PROBLEM TO SOLVE: Transcribe the records exactly. Pictures do not belong in the transcription.

— START OF RECORDS PROVIDED —

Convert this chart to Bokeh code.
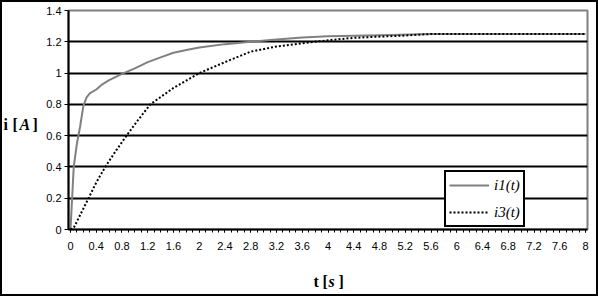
from bokeh.plotting import figure
from bokeh.models import (FixedTicker, Legend, LegendItem, Label, Range1d)
from bokeh.layouts import column, row
from bokeh.embed import file_html
from bokeh.resources import INLINE

# ---- data ----
t1 = [0, 0.05, 0.1, 0.15, 0.2, 0.25, 0.3, 0.4, 0.5, 0.6, 0.8, 1.0, 1.2, 1.4, 1.6, 1.8,
      2.0, 2.4, 2.8, 3.2, 3.6, 4.0, 4.8, 5.6, 6.4, 7.2, 8.0]
i1 = [0, 0.40, 0.55, 0.66, 0.79, 0.845, 0.87, 0.895, 0.93, 0.955, 0.995, 1.03, 1.07,
      1.10, 1.13, 1.148, 1.163, 1.185, 1.2, 1.215, 1.228, 1.235, 1.242, 1.25, 1.25,
      1.25, 1.25]

t3 = [0, 0.05, 0.28, 0.4, 0.54, 0.7, 0.87, 1.05, 1.24, 1.6, 2.0, 2.4, 2.8, 3.2, 3.6,
      4.0, 4.4, 4.8, 5.2, 5.6, 6.4, 7.2, 8.0]
i3 = [0, 0.01, 0.2, 0.3, 0.4, 0.5, 0.6, 0.7, 0.8, 0.905, 1.0, 1.07, 1.137, 1.17, 1.19,
      1.21, 1.225, 1.233, 1.24, 1.25, 1.25, 1.25, 1.25]

x_ticks = [round(0.4 * k, 1) for k in range(21)]
x_minor = [round(0.1 * k, 1) for k in range(81)]
x_labels = ["0", "0.4", "0.8", "1.2", "1.6", "2", "2.4", "2.8", "3.2", "3.6", "4",
            "4.4", "4.8", "5.2", "5.6", "6", "6.4", "6.8", "7.2", "7.6", "8"]
y_ticks = [0, 0.2, 0.4, 0.6, 0.8, 1.0, 1.2, 1.4]
y_labels = ["0", "0.2", "0.4", "0.6", "0.8", "1", "1.2", "1.4"]
series_names = ["i1(t)", "i3(t)"]
y_title = [("i", "bold"), ("[", "bold"), ("A", "bold italic"), ("]", "bold")]
x_title = [("t", "bold"), ("[", "bold"), ("s", "bold italic"), ("]", "bold")]

B = 2                    # outer border width
IW, IH = 598 - 2 * B, 296 - 2 * B
LW = 40                  # left title strip
BH = 36                  # bottom title strip
MW, MH = IW - LW, IH - BH

# ---- main chart ----
p = figure(width=MW, height=MH, output_backend="svg", toolbar_location=None,
           x_range=Range1d(-0.031, 8.031), y_range=Range1d(0, 1.4),
           min_border_left=68 - B - LW, min_border_right=IW + B - 587,
           min_border_top=10 - B, min_border_bottom=MH + B - 229)
p.background_fill_color = "white"
p.border_fill_color = "white"
p.outline_line_color = "#808080"
p.outline_line_width = 2

r1 = p.line(t1, i1, line_color="#808080", line_width=2)
r3 = p.line(t3, i3, line_color="black", line_width=2, line_dash="2 2")

p.xaxis.ticker = FixedTicker(ticks=x_ticks, minor_ticks=x_minor)
p.xaxis.major_label_overrides = {v: s for v, s in zip(x_ticks, x_labels)}
p.yaxis.ticker = FixedTicker(ticks=y_ticks, minor_ticks=[])
p.yaxis.major_label_overrides = {v: s for v, s in zip(y_ticks, y_labels)}
for ax in (p.xaxis[0], p.yaxis[0]):
    ax.axis_line_color = "black"
    ax.axis_line_width = 2
    ax.major_tick_line_color = "black"
    ax.major_tick_line_width = 1
    ax.minor_tick_line_color = "black"
    ax.major_tick_in = 0
    ax.minor_tick_in = 0
    ax.major_label_text_font = "Liberation Sans"
    ax.major_label_text_font_size = "11px"
    ax.major_label_text_color = "black"
p.xaxis.major_tick_out = 3
p.xaxis.minor_tick_out = 3
p.xaxis.major_label_standoff = 9
p.yaxis.major_tick_out = 4
p.yaxis.minor_tick_out = 0
p.yaxis.major_label_standoff = 3

p.xgrid.visible = False
p.ygrid.ticker = FixedTicker(ticks=[0.2, 0.4, 0.6, 0.8, 1.0, 1.2])
p.ygrid.grid_line_color = "black"
p.ygrid.grid_line_width = 2

legend = Legend(items=[LegendItem(label=series_names[0], renderers=[r1]),
                       LegendItem(label=series_names[1], renderers=[r3])],
                location=(376, 2))
legend.label_text_font = "Liberation Serif"
legend.label_text_font_style = "italic"
legend.label_text_font_size = "15px"
legend.label_text_color = "black"
legend.border_line_color = "black"
legend.border_line_alpha = 1
legend.border_line_width = 2
legend.background_fill_color = "white"
legend.background_fill_alpha = 1
legend.glyph_width = 40
legend.glyph_height = 20
legend.label_standoff = 5
legend.padding = 3
legend.spacing = 7
legend.margin = 0
p.add_layout(legend, "center")


def strip(w, h):
    f = figure(width=w, height=h, output_backend="svg", toolbar_location=None,
               x_axis_location=None, y_axis_location=None,
               min_border=0, min_border_left=0, min_border_right=0,
               min_border_top=0, min_border_bottom=0)
    f.outline_line_color = None
    f.xgrid.visible = False
    f.ygrid.visible = False
    f.background_fill_color = "white"
    f.border_fill_color = "white"
    return f


def put_title(f, parts, xs, baseline):
    for (txt, style), x in zip(parts, xs):
        f.add_layout(Label(x=x, y=baseline, x_units="canvas", y_units="canvas",
                           text=txt, text_font="Liberation Serif",
                           text_font_style=style, text_font_size="16px",
                           text_color="black", text_baseline="alphabetic"))


left = strip(LW, MH)
put_title(left, y_title, [3 - B, 12 - B, 19 - B, 32 - B], 124 - B)

bottom = strip(IW, BH)
put_title(bottom, x_title, [313 - B, 322 - B, 328 - B, 338 - B], 281 - B - MH)

layout = column(row(left, p), bottom)
layout.styles = {"border": "2px solid black"}

open("out.html", "w").write(file_html(layout, INLINE))
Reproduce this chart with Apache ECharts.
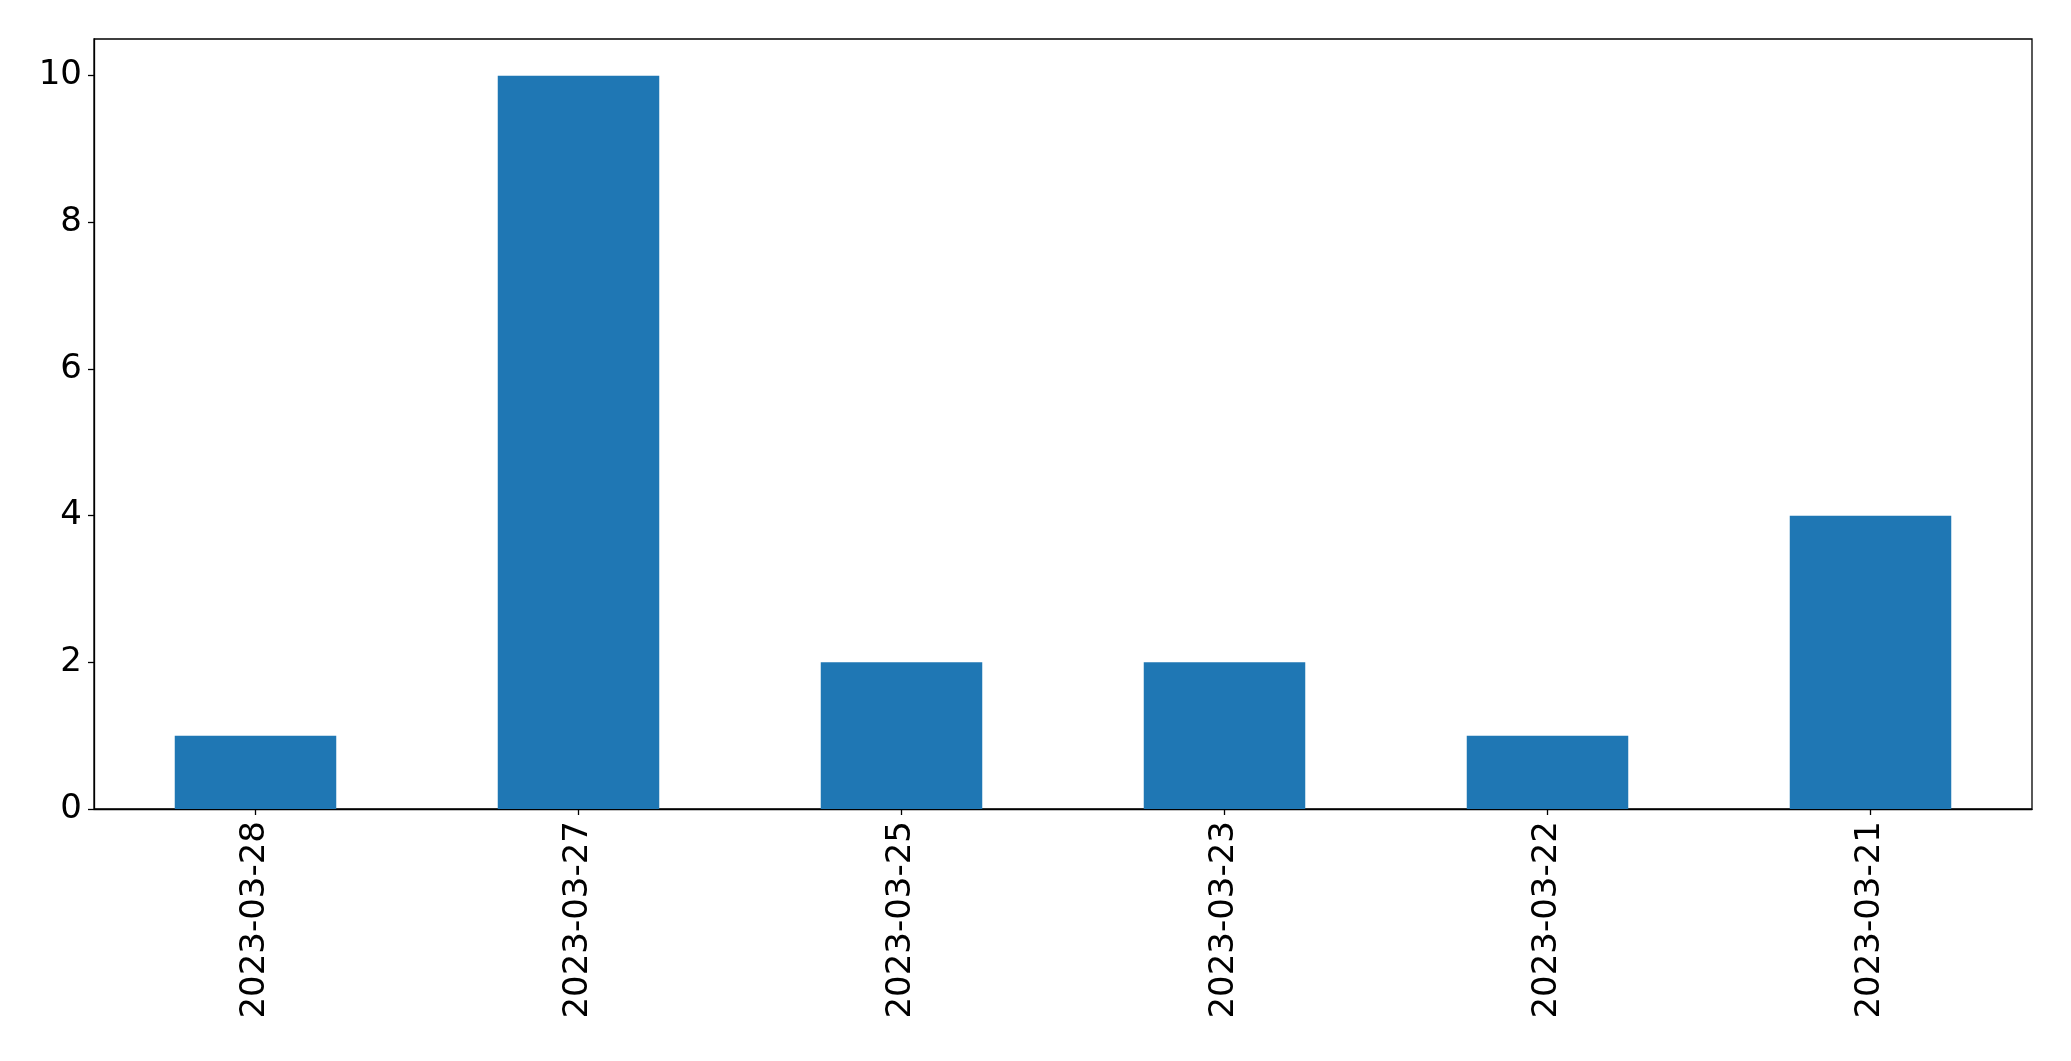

— END OF RECORDS PROVIDED —

WRITTEN RESPONSE:
Convert this chart to Bokeh code.
from bokeh.plotting import figure
from bokeh.models import (FixedTicker, Legend, LegendItem, Label, Range1d)
from bokeh.layouts import column, row
from bokeh.embed import file_html
from bokeh.resources import INLINE

# ---- data ----
t1 = [0, 0.05, 0.1, 0.15, 0.2, 0.25, 0.3, 0.4, 0.5, 0.6, 0.8, 1.0, 1.2, 1.4, 1.6, 1.8,
      2.0, 2.4, 2.8, 3.2, 3.6, 4.0, 4.8, 5.6, 6.4, 7.2, 8.0]
i1 = [0, 0.40, 0.55, 0.66, 0.79, 0.845, 0.87, 0.895, 0.93, 0.955, 0.995, 1.03, 1.07,
      1.10, 1.13, 1.148, 1.163, 1.185, 1.2, 1.215, 1.228, 1.235, 1.242, 1.25, 1.25,
      1.25, 1.25]

t3 = [0, 0.05, 0.28, 0.4, 0.54, 0.7, 0.87, 1.05, 1.24, 1.6, 2.0, 2.4, 2.8, 3.2, 3.6,
      4.0, 4.4, 4.8, 5.2, 5.6, 6.4, 7.2, 8.0]
i3 = [0, 0.01, 0.2, 0.3, 0.4, 0.5, 0.6, 0.7, 0.8, 0.905, 1.0, 1.07, 1.137, 1.17, 1.19,
      1.21, 1.225, 1.233, 1.24, 1.25, 1.25, 1.25, 1.25]

x_ticks = [round(0.4 * k, 1) for k in range(21)]
x_minor = [round(0.1 * k, 1) for k in range(81)]
x_labels = ["0", "0.4", "0.8", "1.2", "1.6", "2", "2.4", "2.8", "3.2", "3.6", "4",
            "4.4", "4.8", "5.2", "5.6", "6", "6.4", "6.8", "7.2", "7.6", "8"]
y_ticks = [0, 0.2, 0.4, 0.6, 0.8, 1.0, 1.2, 1.4]
y_labels = ["0", "0.2", "0.4", "0.6", "0.8", "1", "1.2", "1.4"]
series_names = ["i1(t)", "i3(t)"]
y_title = [("i", "bold"), ("[", "bold"), ("A", "bold italic"), ("]", "bold")]
x_title = [("t", "bold"), ("[", "bold"), ("s", "bold italic"), ("]", "bold")]

B = 2                    # outer border width
IW, IH = 598 - 2 * B, 296 - 2 * B
LW = 40                  # left title strip
BH = 36                  # bottom title strip
MW, MH = IW - LW, IH - BH

# ---- main chart ----
p = figure(width=MW, height=MH, output_backend="svg", toolbar_location=None,
           x_range=Range1d(-0.031, 8.031), y_range=Range1d(0, 1.4),
           min_border_left=68 - B - LW, min_border_right=IW + B - 587,
           min_border_top=10 - B, min_border_bottom=MH + B - 229)
p.background_fill_color = "white"
p.border_fill_color = "white"
p.outline_line_color = "#808080"
p.outline_line_width = 2

r1 = p.line(t1, i1, line_color="#808080", line_width=2)
r3 = p.line(t3, i3, line_color="black", line_width=2, line_dash="2 2")

p.xaxis.ticker = FixedTicker(ticks=x_ticks, minor_ticks=x_minor)
p.xaxis.major_label_overrides = {v: s for v, s in zip(x_ticks, x_labels)}
p.yaxis.ticker = FixedTicker(ticks=y_ticks, minor_ticks=[])
p.yaxis.major_label_overrides = {v: s for v, s in zip(y_ticks, y_labels)}
for ax in (p.xaxis[0], p.yaxis[0]):
    ax.axis_line_color = "black"
    ax.axis_line_width = 2
    ax.major_tick_line_color = "black"
    ax.major_tick_line_width = 1
    ax.minor_tick_line_color = "black"
    ax.major_tick_in = 0
    ax.minor_tick_in = 0
    ax.major_label_text_font = "Liberation Sans"
    ax.major_label_text_font_size = "11px"
    ax.major_label_text_color = "black"
p.xaxis.major_tick_out = 3
p.xaxis.minor_tick_out = 3
p.xaxis.major_label_standoff = 9
p.yaxis.major_tick_out = 4
p.yaxis.minor_tick_out = 0
p.yaxis.major_label_standoff = 3

p.xgrid.visible = False
p.ygrid.ticker = FixedTicker(ticks=[0.2, 0.4, 0.6, 0.8, 1.0, 1.2])
p.ygrid.grid_line_color = "black"
p.ygrid.grid_line_width = 2

legend = Legend(items=[LegendItem(label=series_names[0], renderers=[r1]),
                       LegendItem(label=series_names[1], renderers=[r3])],
                location=(376, 2))
legend.label_text_font = "Liberation Serif"
legend.label_text_font_style = "italic"
legend.label_text_font_size = "15px"
legend.label_text_color = "black"
legend.border_line_color = "black"
legend.border_line_alpha = 1
legend.border_line_width = 2
legend.background_fill_color = "white"
legend.background_fill_alpha = 1
legend.glyph_width = 40
legend.glyph_height = 20
legend.label_standoff = 5
legend.padding = 3
legend.spacing = 7
legend.margin = 0
p.add_layout(legend, "center")


def strip(w, h):
    f = figure(width=w, height=h, output_backend="svg", toolbar_location=None,
               x_axis_location=None, y_axis_location=None,
               min_border=0, min_border_left=0, min_border_right=0,
               min_border_top=0, min_border_bottom=0)
    f.outline_line_color = None
    f.xgrid.visible = False
    f.ygrid.visible = False
    f.background_fill_color = "white"
    f.border_fill_color = "white"
    return f


def put_title(f, parts, xs, baseline):
    for (txt, style), x in zip(parts, xs):
        f.add_layout(Label(x=x, y=baseline, x_units="canvas", y_units="canvas",
                           text=txt, text_font="Liberation Serif",
                           text_font_style=style, text_font_size="16px",
                           text_color="black", text_baseline="alphabetic"))


left = strip(LW, MH)
put_title(left, y_title, [3 - B, 12 - B, 19 - B, 32 - B], 124 - B)

bottom = strip(IW, BH)
put_title(bottom, x_title, [313 - B, 322 - B, 328 - B, 338 - B], 281 - B - MH)

layout = column(row(left, p), bottom)
layout.styles = {"border": "2px solid black"}

open("out.html", "w").write(file_html(layout, INLINE))
Reproduce this chart with Apache ECharts.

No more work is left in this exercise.